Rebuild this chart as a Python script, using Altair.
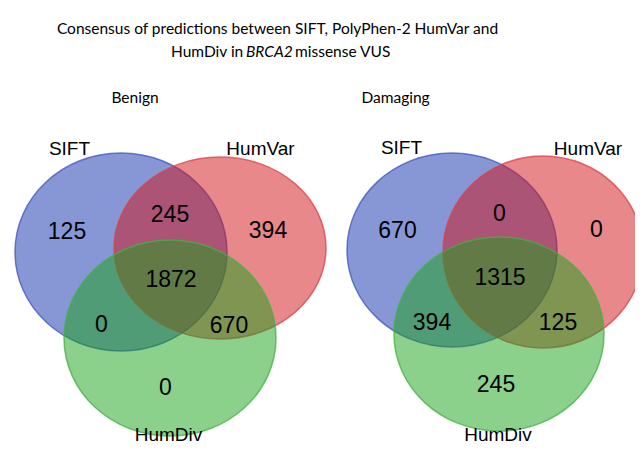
import altair as alt
import pandas as pd

# ---------------- data ----------------
panels = ["Benign", "Damaging"]
set_names = ["SIFT", "HumVar", "HumDiv"]
regions = ["SIFT only", "SIFT & HumVar", "HumVar only", "All three",
           "SIFT & HumDiv", "HumVar & HumDiv", "HumDiv only"]
benign_counts = [125, 245, 394, 1872, 0, 670, 0]
damaging_counts = [670, 0, 0, 1315, 394, 125, 245]
title_line1 = "Consensus of predictions between SIFT, PolyPhen-2 HumVar and"
title_line2_parts = ["HumDiv in", "BRCA2", "missense VUS"]

# ---------------- layout (page pixels) ----------------
OX, OY = 8, 8
W, H = 627, 437
ellipse_layout = {
    "Benign":   [(121, 252, 106, 99), (220, 248, 106, 91), (170, 338, 106, 98)],
    "Damaging": [(452, 250, 105, 97), (543, 252, 100, 96), (499, 334, 105, 97)],
}
fill_colors = ["#0f2fab", "#d11115", "#17a117"]
stroke_colors = ["#3f56c0", "#d8434a", "#45b045"]
set_label_pos = {
    "Benign":   [(69.5, 155), (260.5, 155), (168.5, 441)],
    "Damaging": [(401.5, 154), (588, 155), (498, 441)],
}
number_pos = {
    "Benign":   [(67, 239), (170, 222), (268, 238), (171, 287), (101.5, 332), (229, 333), (165.5, 395)],
    "Damaging": [(397.5, 238), (499.5, 221), (596.5, 237), (500, 285), (432, 330), (558, 330), (496, 392)],
}
panel_title_pos = {"Benign": (135, 103), "Damaging": (395.5, 103)}
title1_pos = (277.5, 34)
title2_left = [(171, 57), (246, 57), (295, 57)]
TITLE_FONT, TITLE_SIZE = "Lato", 15.5


def ellipse_path(k):
    c = 0.5523
    return (f"M-1,0C-1,{-c*k:.4f},{-c:.4f},{-k:.4f},0,{-k:.4f}"
            f"C{c:.4f},{-k:.4f},1,{-c*k:.4f},1,0"
            f"C1,{c*k:.4f},{c:.4f},{k:.4f},0,{k:.4f}"
            f"C{-c:.4f},{k:.4f},-1,{c*k:.4f},-1,0Z")


counts = {"Benign": benign_counts, "Damaging": damaging_counts}

ell_rows, lab_rows, num_rows = [], [], []
for p in panels:
    for i, s in enumerate(set_names):
        cx, cy, rx, ry = ellipse_layout[p][i]
        ell_rows.append(dict(panel=p, set=s, x=cx, y=cy, size=(2 * rx) ** 2,
                             shape=ellipse_path(ry / rx), fill=fill_colors[i],
                             stroke=stroke_colors[i], order=i))
        lx, ly = set_label_pos[p][i]
        lab_rows.append(dict(text=s, x=lx, y=ly))
    for j, r in enumerate(regions):
        nx, ny = number_pos[p][j]
        num_rows.append(dict(text=str(counts[p][j]), region=r, x=nx, y=ny))

ell_df = pd.DataFrame(ell_rows)
lab_df = pd.DataFrame(lab_rows)
num_df = pd.DataFrame(num_rows)
ptitle_df = pd.DataFrame([dict(text=p, x=panel_title_pos[p][0], y=panel_title_pos[p][1]) for p in panels])
t1_df = pd.DataFrame([dict(text=title_line1, x=title1_pos[0], y=title1_pos[1])])
t2n_df = pd.DataFrame([dict(text=title_line2_parts[i], x=title2_left[i][0], y=title2_left[i][1]) for i in (0, 2)])
t2i_df = pd.DataFrame([dict(text=title_line2_parts[1], x=title2_left[1][0], y=title2_left[1][1])])

xs = alt.Scale(domain=[OX, OX + W], nice=False, zero=False)
ys = alt.Scale(domain=[OY + H, OY], nice=False, zero=False)
X = alt.X("x:Q", scale=xs, axis=None)
Y = alt.Y("y:Q", scale=ys, axis=None)

ellipses = alt.Chart(ell_df).mark_point(
    filled=True, opacity=1, fillOpacity=0.5, strokeOpacity=0.75, strokeWidth=1.5
).encode(
    x=X, y=Y,
    size=alt.Size("size:Q", scale=None),
    shape=alt.Shape("shape:N", scale=None),
    fill=alt.Fill("fill:N", scale=None),
    stroke=alt.Stroke("stroke:N", scale=None),
    order=alt.Order("order:Q"),
)


def text_layer(df, font, size, style="normal", align="center"):
    return alt.Chart(df).mark_text(
        font=font, fontSize=size, fontStyle=style, align=align,
        baseline="alphabetic", color="black"
    ).encode(x=X, y=Y, text="text:N")


chart = alt.layer(
    ellipses,
    text_layer(lab_df, "Liberation Sans", 19),
    text_layer(num_df, "Liberation Sans", 23),
    text_layer(ptitle_df, TITLE_FONT, TITLE_SIZE),
    text_layer(t1_df, TITLE_FONT, TITLE_SIZE),
    text_layer(t2n_df, TITLE_FONT, TITLE_SIZE, align="left"),
    text_layer(t2i_df, TITLE_FONT, TITLE_SIZE, "italic", align="left"),
).properties(
    width=W, height=H, padding=0,
    autosize=alt.AutoSizeParams(type="none"),
    background="white",
).configure_view(strokeWidth=0)

chart.save("out.html", embed_options={"renderer": "svg", "actions": False})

# # # # # # #

Exercise task:
Repeat the material above in full and exactly, omitting the pictures.

Correct result:
Rebuild this chart as a Python script, using Altair.
import altair as alt
import pandas as pd

# ---------------- data ----------------
panels = ["Benign", "Damaging"]
set_names = ["SIFT", "HumVar", "HumDiv"]
regions = ["SIFT only", "SIFT & HumVar", "HumVar only", "All three",
           "SIFT & HumDiv", "HumVar & HumDiv", "HumDiv only"]
benign_counts = [125, 245, 394, 1872, 0, 670, 0]
damaging_counts = [670, 0, 0, 1315, 394, 125, 245]
title_line1 = "Consensus of predictions between SIFT, PolyPhen-2 HumVar and"
title_line2_parts = ["HumDiv in", "BRCA2", "missense VUS"]

# ---------------- layout (page pixels) ----------------
OX, OY = 8, 8
W, H = 627, 437
ellipse_layout = {
    "Benign":   [(121, 252, 106, 99), (220, 248, 106, 91), (170, 338, 106, 98)],
    "Damaging": [(452, 250, 105, 97), (543, 252, 100, 96), (499, 334, 105, 97)],
}
fill_colors = ["#0f2fab", "#d11115", "#17a117"]
stroke_colors = ["#3f56c0", "#d8434a", "#45b045"]
set_label_pos = {
    "Benign":   [(69.5, 155), (260.5, 155), (168.5, 441)],
    "Damaging": [(401.5, 154), (588, 155), (498, 441)],
}
number_pos = {
    "Benign":   [(67, 239), (170, 222), (268, 238), (171, 287), (101.5, 332), (229, 333), (165.5, 395)],
    "Damaging": [(397.5, 238), (499.5, 221), (596.5, 237), (500, 285), (432, 330), (558, 330), (496, 392)],
}
panel_title_pos = {"Benign": (135, 103), "Damaging": (395.5, 103)}
title1_pos = (277.5, 34)
title2_left = [(171, 57), (246, 57), (295, 57)]
TITLE_FONT, TITLE_SIZE = "Lato", 15.5


def ellipse_path(k):
    c = 0.5523
    return (f"M-1,0C-1,{-c*k:.4f},{-c:.4f},{-k:.4f},0,{-k:.4f}"
            f"C{c:.4f},{-k:.4f},1,{-c*k:.4f},1,0"
            f"C1,{c*k:.4f},{c:.4f},{k:.4f},0,{k:.4f}"
            f"C{-c:.4f},{k:.4f},-1,{c*k:.4f},-1,0Z")


counts = {"Benign": benign_counts, "Damaging": damaging_counts}

ell_rows, lab_rows, num_rows = [], [], []
for p in panels:
    for i, s in enumerate(set_names):
        cx, cy, rx, ry = ellipse_layout[p][i]
        ell_rows.append(dict(panel=p, set=s, x=cx, y=cy, size=(2 * rx) ** 2,
                             shape=ellipse_path(ry / rx), fill=fill_colors[i],
                             stroke=stroke_colors[i], order=i))
        lx, ly = set_label_pos[p][i]
        lab_rows.append(dict(text=s, x=lx, y=ly))
    for j, r in enumerate(regions):
        nx, ny = number_pos[p][j]
        num_rows.append(dict(text=str(counts[p][j]), region=r, x=nx, y=ny))

ell_df = pd.DataFrame(ell_rows)
lab_df = pd.DataFrame(lab_rows)
num_df = pd.DataFrame(num_rows)
ptitle_df = pd.DataFrame([dict(text=p, x=panel_title_pos[p][0], y=panel_title_pos[p][1]) for p in panels])
t1_df = pd.DataFrame([dict(text=title_line1, x=title1_pos[0], y=title1_pos[1])])
t2n_df = pd.DataFrame([dict(text=title_line2_parts[i], x=title2_left[i][0], y=title2_left[i][1]) for i in (0, 2)])
t2i_df = pd.DataFrame([dict(text=title_line2_parts[1], x=title2_left[1][0], y=title2_left[1][1])])

xs = alt.Scale(domain=[OX, OX + W], nice=False, zero=False)
ys = alt.Scale(domain=[OY + H, OY], nice=False, zero=False)
X = alt.X("x:Q", scale=xs, axis=None)
Y = alt.Y("y:Q", scale=ys, axis=None)

ellipses = alt.Chart(ell_df).mark_point(
    filled=True, opacity=1, fillOpacity=0.5, strokeOpacity=0.75, strokeWidth=1.5
).encode(
    x=X, y=Y,
    size=alt.Size("size:Q", scale=None),
    shape=alt.Shape("shape:N", scale=None),
    fill=alt.Fill("fill:N", scale=None),
    stroke=alt.Stroke("stroke:N", scale=None),
    order=alt.Order("order:Q"),
)


def text_layer(df, font, size, style="normal", align="center"):
    return alt.Chart(df).mark_text(
        font=font, fontSize=size, fontStyle=style, align=align,
        baseline="alphabetic", color="black"
    ).encode(x=X, y=Y, text="text:N")


chart = alt.layer(
    ellipses,
    text_layer(lab_df, "Liberation Sans", 19),
    text_layer(num_df, "Liberation Sans", 23),
    text_layer(ptitle_df, TITLE_FONT, TITLE_SIZE),
    text_layer(t1_df, TITLE_FONT, TITLE_SIZE),
    text_layer(t2n_df, TITLE_FONT, TITLE_SIZE, align="left"),
    text_layer(t2i_df, TITLE_FONT, TITLE_SIZE, "italic", align="left"),
).properties(
    width=W, height=H, padding=0,
    autosize=alt.AutoSizeParams(type="none"),
    background="white",
).configure_view(strokeWidth=0)

chart.save("out.html", embed_options={"renderer": "svg", "actions": False})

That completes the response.